For the best customer service: TWEET!

2 Oct

Anyone in the Twitter world has probably seen this phenomenon. I had seen it, but never experienced it first hand – until today. My 5-year-old had a pair of popular outdoor shoes we bought for him in May, which broke about 3 weeks ago. The part that broke was the plastic ring that held the strap tight. He had worn them pretty much every day all summer, but these are $50.00 kids shoes. These are supposed to last a long time. My husband has a pair of the same shoes, adult sized, that he has had for 4 years. These are the 3rd pair, in ever-increasing sizes, I’ve purchased from my older son, and have already purchased 2 pairs for my younger son. When they broke my husband and I had no doubt that the shoe company would deal with them and replace them. My husband called their customer service department and they told him to take a picture and send it via email to their warranty department. More than 2 weeks later — nothing. Zilch. No response. This leads us to believe that:

  1. They have so many warranty issues they can’t handle them and are incredibly back-logged
  2. Dealing with warranty issues is not a priority for this company.

Both these assumptions are NOT good for this company. This company is close to losing a very lucrative loyal customer, one that has already purchased 6 pairs of these shoes (1 for hubby, 5 for kids) and someone who would most  likely continue to purchase new pairs for the kids every summer. I am a customer they want. In fact with baby #3 on the way I see many, many purchases of these shoes in the future – if their reputation as good quality, well made, excellent athletic sandal stands. If these are shoes that are now losing their quality, and will start to break just months after purchase, and the company doesn’t deal with me…. you can consider me a lost customer.

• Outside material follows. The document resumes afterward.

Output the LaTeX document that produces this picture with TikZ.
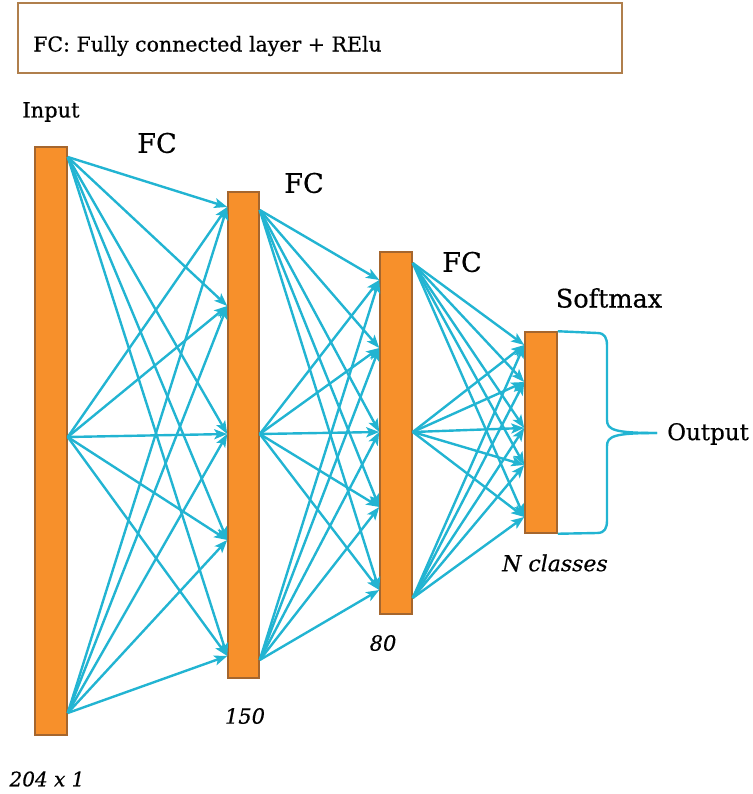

So I decided to give them a last chance. I told my husband to get me the picture of the broken shoe, and posted it up on Twitter with an @ message to the shoe company’s Twitter account. Lo and behold, less than 3 hours later I had a response, and an offer to replace the shoes immediately.  This is the kind of service I expected from this company in the first place.  The question is, why did they ignore the normal customer service route they sent us on, and only respond once I tweeted? In Twitter of course, my complaint is public, vs. the private complaint when I emailed their warranty department. Here is a company that produces an excellent product, and seems to care about customers. But their customer service process is broken. If only those of us who tweet can get good customer care — then they need to fix their process. Don’t get me wrong though – I love the personal attention I can get from companies via Twitter. But I know those days are numbered. At some point there will be too many people doing the same thing and Twitter won’t be a good communication vehicle.  So companies like this need to fix their customer service issues NOW. If I had not received a response from this company they would have lost my business and loyalty. And believe me as a mother of 3 boys — they don’t want to lose my business. I will be a repeat customer every year, and as soon as the little one gets to walking age, will be buying 3 pairs of these shoes every year – as long as quality and service hold up.  I am their IDEAL customer – a repeat purchaser who will be spending about $120-$150 per year with this company.  They don’t have to spend marketing money to lure me in – I’m in. They just need to spend some customer service money to keep me. And which spend do you think brings the faster ROI?


5 Responses to “For the best customer service: TWEET!”

  1. Lisa October 10, 2009 at 7:21 am #

    Interesting experience. I think this pretty much sums up the way customer service is moving. Make it public and make ’em move. Make it private and who cares.
    The advantages to a very quick internet world.

  2. carol October 31, 2009 at 5:34 am #

    I believe when calling their hotline, it will take them at about 3-4 computer terminal-hopping before it finally reaches the exact person who will grant the request while in twitter it tends to be more “real-time” hence the instant action.

    I’ve seen this too and it really happens. sometimes, you just need to blog your grievances and next thing you know, the company’s head commenting on your post. ah, the beauty of internet! 🙂

  3. Paul Naybour August 15, 2010 at 11:43 pm #

    It is very interesting how the web has changed the way we interact with big companies and corporates. A developer is planning the build some houses behind my parents house. I could ha written to the council to complain but in the same time I set up a blog called It is already number one in Google and attracting lots of posts from people in the neighbour hood including the local news paper which is covering the story. In someways the Internet is giving power to the small people but you need to skill to use it’s power.